DevOps questions worth asking

The right way to do DevOps will be controversial in 2017.

And 2018. And 2020. And beyond.

The end of summer is when DevPro focuses on where the industry is headed. Part of the DevOps story is easy to tell: much of DevOps remains ill-defined and subjective. Provocateur Ted Dziuba labeled it a "scam" in 2011, many of his complaints remain valid now, and likely will be five years farther along. Commenters looking for simplistic answers will always deserve parody, and DevOps is ripe for the jabs of Randall Munroe about our eagerness to discard millions in assets, or mote-log confusion about how lightweight scalable asynchronous portable reliable computing truly is.

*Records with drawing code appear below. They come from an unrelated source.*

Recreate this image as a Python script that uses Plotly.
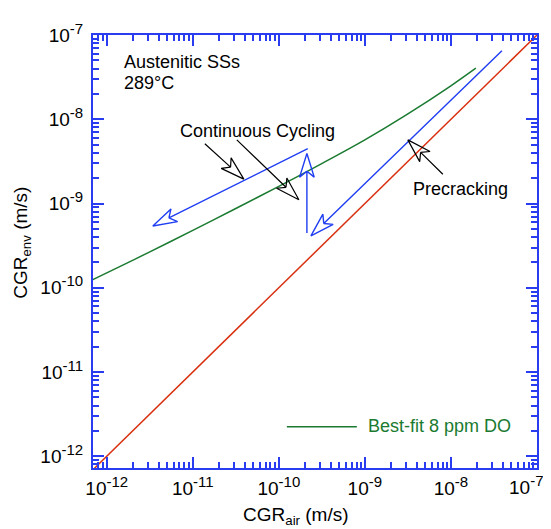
import numpy as np
import plotly.graph_objects as go

# ---------------- data (m/s) ----------------
fit_air = [6.9e-13, 1e-12, 3e-12, 1e-11, 3e-11, 1e-10, 3e-10, 1e-9, 3e-9, 1e-8, 1.95e-8]
fit_env = [1.25e-10, 1.5e-10, 2.6e-10, 4.8e-10, 8.5e-10, 1.6e-9, 2.9e-9, 5.7e-9, 1.12e-8, 2.5e-8, 4.05e-8]

parity_air = [7.2e-13, 1e-7]
parity_env = [7.2e-13, 1e-7]

# blue test paths (last point = arrow tip)
cyc_slope_air = [2.17e-10, 3.43e-12]
cyc_slope_env = [4.48e-9, 5.41e-10]
cyc_vert_air = [2.12e-10, 2.12e-10]
cyc_vert_env = [4.48e-10, 3.92e-9]
precrack_air = [3.92e-8, 2.36e-10]
precrack_env = [6.52e-8, 4.13e-10]

# black pointer arrows (last point = tip)
ptr1_air = [1.38e-11, 3.92e-11]
ptr1_env = [5.12e-9, 1.95e-9]
ptr2_air = [3.25e-11, 1.71e-10]
ptr2_env = [5.7e-9, 1.11e-9]
ptr3_air = [8.07e-9, 3.16e-9]
ptr3_env = [2.23e-9, 5.7e-9]

legend_air = [1.24e-10, 8.07e-10]
legend_env = [2.23e-12, 2.23e-12]

major_exps = [-12, -11, -10, -9, -8, -7]
tick_vals = [10.0 ** e for e in major_exps]
y_tick_text = ["10<sup><span style='font-size:15px'>%d</span></sup>" % e for e in major_exps]
x_tick_text = list(y_tick_text)
x_last_label = x_tick_text[-1]
x_tick_text[-1] = ""          # drawn separately so it stays inside the page
minor_vals = [k * 10.0 ** e for e in range(-13, -7) for k in range(2, 10)]

BLUE = "#1f3ef2"
AXBLUE = "#2a3cf0"
GREEN = "#1a7a30"
RED = "#d8300f"
FONT = "Liberation Sans, Arial, sans-serif"

HEAD_LEN = 0.28     # decades
HEAD_HALF = 0.085
HEAD_NOTCH = 0.21


def arrow_path(xs, ys):
    lx = list(np.log10(xs))
    ly = list(np.log10(ys))
    tip = np.array([lx[-1], ly[-1]])
    prev = np.array([lx[-2], ly[-2]])
    d = tip - prev
    d = d / np.linalg.norm(d)
    n = np.array([-d[1], d[0]])
    notch = tip - HEAD_NOTCH * d
    w1 = tip - HEAD_LEN * d + HEAD_HALF * n
    w2 = tip - HEAD_LEN * d - HEAD_HALF * n
    pts = list(zip(lx[:-1], ly[:-1])) + [tuple(notch), tuple(w1), tuple(tip), tuple(w2), tuple(notch)]
    px = [10 ** p[0] for p in pts]
    py = [10 ** p[1] for p in pts]
    return px, py


fig = go.Figure()

fig.add_trace(go.Scatter(x=parity_air, y=parity_env, mode="lines",
                         line=dict(color=RED, width=1.5), showlegend=False))
fig.add_trace(go.Scatter(x=fit_air, y=fit_env, mode="lines", line_shape="spline",
                         line=dict(color=GREEN, width=1.5), showlegend=False))

for xs, ys in [(cyc_slope_air, cyc_slope_env), (cyc_vert_air, cyc_vert_env),
               (precrack_air, precrack_env)]:
    ax_, ay_ = arrow_path(xs, ys)
    fig.add_trace(go.Scatter(x=ax_, y=ay_, mode="lines",
                             line=dict(color=BLUE, width=1.4), showlegend=False))

for xs, ys in [(ptr1_air, ptr1_env), (ptr2_air, ptr2_env), (ptr3_air, ptr3_env)]:
    ax_, ay_ = arrow_path(xs, ys)
    fig.add_trace(go.Scatter(x=ax_, y=ay_, mode="lines",
                             line=dict(color="black", width=1.2), showlegend=False))

fig.add_trace(go.Scatter(x=legend_air, y=legend_env, mode="lines",
                         line=dict(color=GREEN, width=1.5), showlegend=False))

axis_common = dict(
    type="log", showline=True, linecolor=AXBLUE, linewidth=2, mirror="ticks",
    ticks="inside", ticklen=11, tickwidth=1.6, tickcolor=AXBLUE,
    tickvals=tick_vals,
    tickfont=dict(family=FONT, size=19, color="black"),
    showgrid=False, zeroline=False,
    minor=dict(ticks="inside", ticklen=6, tickwidth=1.6, tickcolor=AXBLUE,
               tickvals=minor_vals, showgrid=False),
)

fig.update_xaxes(range=[-12.16, -6.999], ticktext=x_tick_text, ticklabelstandoff=2, **axis_common)
fig.update_yaxes(range=[-12.14, -6.999], ticktext=y_tick_text, ticklabelstandoff=4, **axis_common)

ann_font = dict(family=FONT, size=18, color="black")
annotations = [
    dict(x=-11.826, y=-7.314, text="Austenitic SSs", xanchor="left", yanchor="middle"),
    dict(x=-11.826, y=-7.570, text="289°C", xanchor="left", yanchor="middle"),
    dict(x=-10.25, y=-8.14, text="Continuous Cycling", xanchor="center", yanchor="middle"),
    dict(x=-7.884, y=-8.826, text="Precracking", xanchor="center", yanchor="middle"),
]
for a in annotations:
    fig.add_annotation(xref="x", yref="y", showarrow=False, font=ann_font, **a)

fig.add_annotation(xref="x", yref="y", x=-8.988, y=-11.64, text="Best-fit 8 ppm DO",
                   xanchor="left", yanchor="middle", showarrow=False,
                   font=dict(family=FONT, size=18, color=GREEN))

# last x tick label, kept inside the page edge
fig.add_annotation(xref="paper", yref="paper", x=1.0, xshift=-11, y=-0.008, text=x_last_label,
                   xanchor="center", yanchor="top", showarrow=False, borderpad=0,
                   font=dict(family=FONT, size=19, color="black"))

fig.add_annotation(xref="paper", yref="paper", x=0.457, y=-0.078, text="CGR<sub>air</sub> (m/s)",
                   xanchor="center", yanchor="top", showarrow=False,
                   font=dict(family=FONT, size=19, color="black"))
fig.add_annotation(xref="paper", yref="paper", x=-0.16, y=0.52, text="CGR<sub>env</sub> (m/s)",
                   textangle=-90, xanchor="center", yanchor="middle", showarrow=False,
                   font=dict(family=FONT, size=19, color="black"))

# page body has an 8 px default margin; size the figure to fit the window
fig.update_layout(
    width=543, height=521,
    margin=dict(l=85, r=14, t=18, b=61),
    plot_bgcolor="white", paper_bgcolor="white",
    showlegend=False,
)

fig.write_html("out.html")
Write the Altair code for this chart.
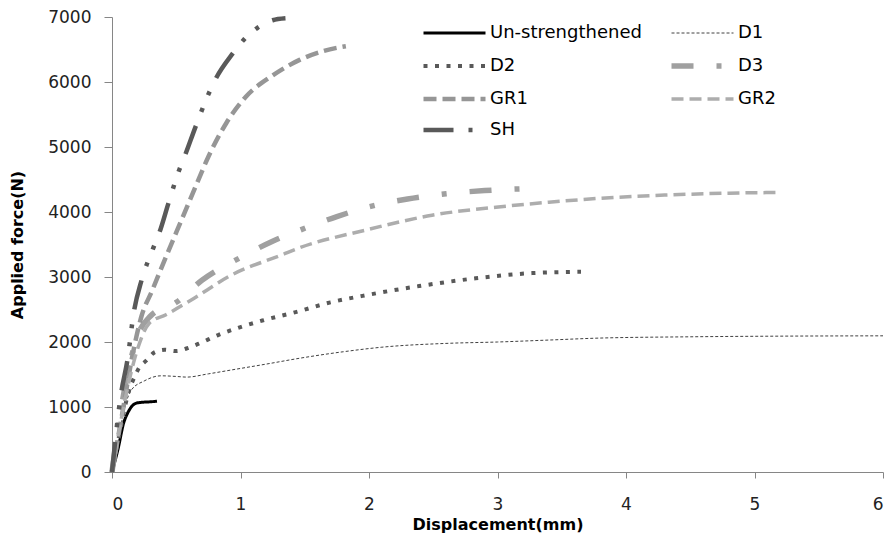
import altair as alt
import pandas as pd

series_names = ["Un-strengthened", "D1", "D2", "D3", "GR1", "GR2", "SH"]

un_x = [0, 0.05, 0.09, 0.12, 0.15, 0.19, 0.25, 0.3, 0.35]
un_y = [0, 380, 750, 900, 1000, 1060, 1075, 1080, 1090]

d1_x = [0, 0.05, 0.1, 0.15, 0.25, 0.38, 0.5, 0.58, 0.75, 0.93, 1.2, 1.46, 1.8, 2.1, 2.62, 3.0, 3.4, 3.79, 4.5, 5.2, 6.0]
d1_y = [0, 500, 1000, 1260, 1400, 1480, 1470, 1460, 1510, 1570, 1660, 1750, 1850, 1920, 1980, 2000, 2030, 2060, 2080, 2090, 2095]

d2_x = [0, 0.05, 0.1, 0.14, 0.17, 0.21, 0.27, 0.33, 0.41, 0.5, 0.58, 0.67, 0.83, 1.0, 1.17, 1.43, 1.7, 1.95, 2.39, 2.83, 3.27, 3.65]
d2_y = [0, 500, 1000, 1300, 1440, 1600, 1720, 1840, 1880, 1860, 1900, 1970, 2110, 2230, 2330, 2460, 2610, 2710, 2860, 2980, 3060, 3080]

d3_x = [0, 0.1, 0.2, 0.3, 0.5, 0.7, 1.0, 1.25, 1.5, 1.75, 2.0, 2.3, 2.6, 2.9, 3.25]
d3_y = [0, 1300, 2100, 2400, 2610, 2950, 3300, 3550, 3750, 3930, 4080, 4200, 4280, 4330, 4360]

gr1_x = [0, 0.08, 0.16, 0.23, 0.31, 0.42, 0.55, 0.65, 0.75, 0.89, 1.04, 1.25, 1.46, 1.65, 1.82]
gr1_y = [0, 900, 1800, 2400, 2780, 3310, 3920, 4390, 4850, 5370, 5770, 6100, 6340, 6480, 6550]

gr2_x = [0, 0.1, 0.2, 0.29, 0.42, 0.62, 0.93, 1.32, 1.46, 1.97, 2.49, 3.07, 3.4, 3.79, 4.3, 4.8, 5.18]
gr2_y = [0, 1100, 1900, 2290, 2420, 2650, 3030, 3340, 3450, 3720, 3950, 4090, 4150, 4210, 4260, 4290, 4300]

sh_x = [0, 0.07, 0.12, 0.17, 0.23, 0.32, 0.37, 0.44, 0.52, 0.57, 0.65, 0.75, 0.81, 0.94, 1.03, 1.13, 1.25, 1.35]
sh_y = [0, 1200, 1720, 2460, 2950, 3440, 3690, 4140, 4630, 4880, 5310, 5810, 6060, 6440, 6660, 6830, 6950, 6980]

x_ticks = [0, 1, 2, 3, 4, 5, 6]
y_ticks = [0, 1000, 2000, 3000, 4000, 5000, 6000, 7000]

# styles (butt caps, so the same dash patterns read well in both the plot and the legend)
colors = {"Un-strengthened": "#000000", "D1": "#404040", "D2": "#595959", "D3": "#A0A0A0",
          "GR1": "#969696", "GR2": "#ADADAD", "SH": "#595959"}
widths = {"Un-strengthened": 3, "D1": 1, "D2": 4, "D3": 5.5, "GR1": 4.5, "GR2": 3.5, "SH": 4.5}
dashes = {"Un-strengthened": [1, 0], "D1": [3, 2], "D2": [4, 7.5], "D3": [22, 23, 5, 23],
          "GR1": [13, 6], "GR2": [12, 6], "SH": [30, 15, 4, 14, 4, 15]}

# legend is laid out column by column: order entries so rows read as in the original
legend_order = ["Un-strengthened", "D2", "GR1", "SH", "D1", "D3", "GR2"]

all_x = [un_x, d1_x, d2_x, d3_x, gr1_x, gr2_x, sh_x]
all_y = [un_y, d1_y, d2_y, d3_y, gr1_y, gr2_y, sh_y]

rows = []
for name, xs, ys in zip(series_names, all_x, all_y):
    for i, (xv, yv) in enumerate(zip(xs, ys)):
        rows.append({"series": name, "disp": xv, "force": yv, "order": i, "sw": widths[name]})
df = pd.DataFrame(rows)


def expr_map(d, default):
    out = default
    for k, v in d.items():
        out = f"datum.value == '{k}' ? {v} : ({out})"
    return out


FONT = "DejaVu Sans"

legend = alt.Legend(
    title=None, orient="none", legendX=318, legendY=7, columns=2,
    symbolType="M-1,0H3", symbolSize=961, symbolFillColor="transparent", symbolOpacity=1,
    symbolStrokeWidth=alt.ExprRef(expr_map(widths, "2")),
    labelFontSize=18, labelFont=FONT, labelColor="#000000",
    rowPadding=13, columnPadding=18, labelOffset=42, labelLimit=300, symbolLimit=0,
)

chart = alt.Chart(df).mark_line(interpolate="monotone").encode(
    x=alt.X("disp:Q", scale=alt.Scale(domain=[0, 6], nice=False),
            axis=alt.Axis(values=x_ticks, title="Displacement(mm)", format="d")),
    y=alt.Y("force:Q", scale=alt.Scale(domain=[0, 7000], nice=False),
            axis=alt.Axis(values=y_ticks, title="Applied force(N)", format="d")),
    color=alt.Color("series:N", scale=alt.Scale(domain=legend_order, range=[colors[s] for s in legend_order]),
                    legend=legend),
    strokeDash=alt.StrokeDash("series:N", scale=alt.Scale(domain=legend_order, range=[dashes[s] for s in legend_order]),
                              legend=legend),
    strokeWidth=alt.StrokeWidth("sw:Q", scale=None, legend=None),
    order="order:Q",
).properties(
    width=771, height=455,
    padding={"left": 112, "top": 17, "right": 10, "bottom": 72},
    autosize=alt.AutoSizeParams(type="none"),
).configure_view(stroke=None).configure_axis(
    grid=False, domainColor="#868686", tickColor="#868686", tickSize=8,
    labelFont=FONT, labelFontSize=17, labelColor="#222222",
    titleFont=FONT, titleFontSize=16, titleFontWeight="bold", titleColor="#000000",
).configure_axisX(labelPadding=18, titlePadding=4, tickSize=6).configure_axisY(labelPadding=13, titlePadding=22)

chart.save("out.html", embed_options={"renderer": "svg", "actions": False})
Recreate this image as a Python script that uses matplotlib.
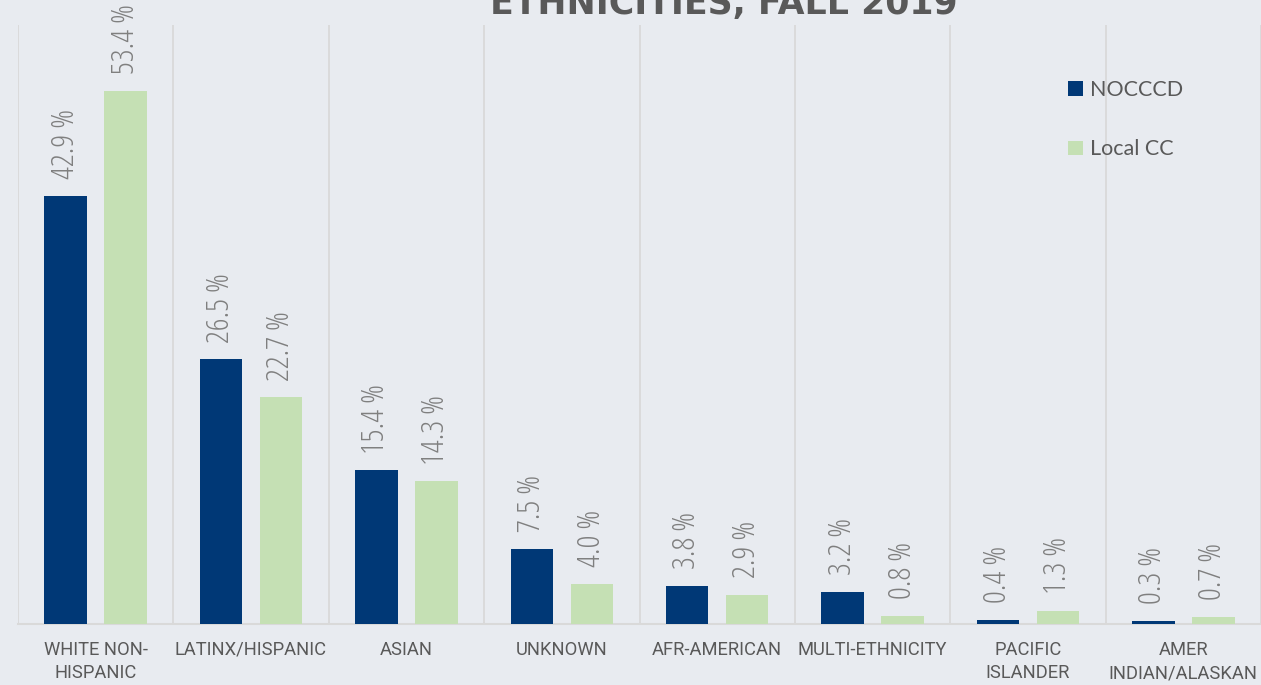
import numpy as np
import matplotlib.pyplot as plt

categories = ["WHITE NON-\nHISPANIC", "LATINX/HISPANIC", "ASIAN", "UNKNOWN",
              "AFR-AMERICAN", "MULTI-ETHNICITY", "PACIFIC\nISLANDER", "AMER\nINDIAN/ALASKAN"]
nocccd = [42.9, 26.5, 15.4, 7.5, 3.8, 3.2, 0.4, 0.3]
local_cc = [53.4, 22.7, 14.3, 4.0, 2.9, 0.8, 1.3, 0.7]

navy = "#003876"
green = "#C5E0B4"
bg = "#E8EBF0"
grey_txt = "#595959"
cond = dict(family="Open Sans", fontstretch="condensed", fontweight=300)

W, H = 1261, 685
fig = plt.figure(figsize=(W / 100, H / 100), dpi=100, facecolor=bg)
ax = fig.add_axes([18 / W, (H - 624) / H, 1243 / W, 599 / H], facecolor=bg)

x = np.arange(len(categories))
off = 0.193
bw = 0.274
b1 = ax.bar(x - off, nocccd, bw, color=navy, label="NOCCCD", zorder=3)
b2 = ax.bar(x + off, local_cc, bw, color=green, label="Local CC", zorder=3)

for bars, vals in ((b1, nocccd), (b2, local_cc)):
    for r, v in zip(bars, vals):
        ax.annotate(f"{v:.1f} %", (r.get_x() + r.get_width() / 2, v),
                    xytext=(0, 12), textcoords="offset points",
                    rotation=90, ha="center", va="bottom",
                    fontsize=23, color="#7F7F7F", **cond)

ax.set_xlim(-0.5, len(categories) - 0.5)
ax.set_ylim(0, 60)
ax.set_yticks([])
ax.set_xticks(x)
ax.set_xticklabels(categories, fontsize=13.2, color=grey_txt, linespacing=1.4,
                   family="Roboto")
ax.tick_params(axis="x", length=0, pad=12)

# separators between categories
for s in np.arange(-0.5, len(categories), 1.0):
    ax.axvline(s, color="#D9D9D9", lw=1.3, zorder=1)
for sp in ("top", "right", "left"):
    ax.spines[sp].set_visible(False)
ax.spines["bottom"].set_color("#D9D9D9")
ax.spines["bottom"].set_linewidth(1.5)

ax.legend(loc="upper left", bbox_to_anchor=(1031 / 1243, 0.94),
          frameon=False, prop=dict(family="Lato", size=15.5), labelcolor=grey_txt,
          handlelength=0.68, handleheight=0.68, handletextpad=0.33,
          labelspacing=1.82)

fig.text(724 / W, (H - 14) / H, "ETHNICITIES, FALL 2019",
         ha="center", va="baseline", fontsize=25, fontweight="bold",
         family="DejaVu Sans", color=grey_txt)

fig.savefig("out.png", dpi=100, facecolor=bg)
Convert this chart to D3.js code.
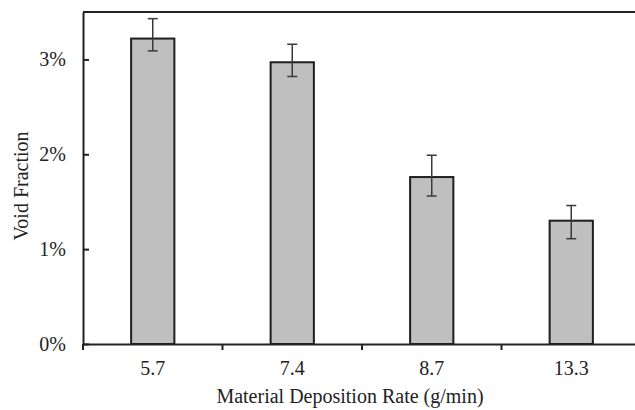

Grant for a moment that the industry is better about talking about wonderful DevOps improvements, than actually measuring them. Let's at least try to identify a few questions that deserve serious attention over the next year. Here are three of my candidates:

  • How far left should testing and security shift in a particular organization at a particular time? Those are actually two different questions: the best focus for testing might, for instance, be earlier--more toward the development side--while security attends to operational matters. I emphasize: the immediate point is not to portray some DevOps ideal, but to figure out how to make the most progress in the next three months for a specific DevOps team with specific product commitments.
  • Where in the organization is DevOps currently supported, and what will it take to extend that power base? I wrote last month about DevOps' potential for executive-level initiative; will that potential become real where you are?
  • DevOps is all about business alignment. Does the organization know how simultaneously to nurture the distinct expertises of security, operations, quality control, and development, while also encouraging them to team up constructively?

We'll return to these questions in the coming months, with real-world examples of working code and action plans.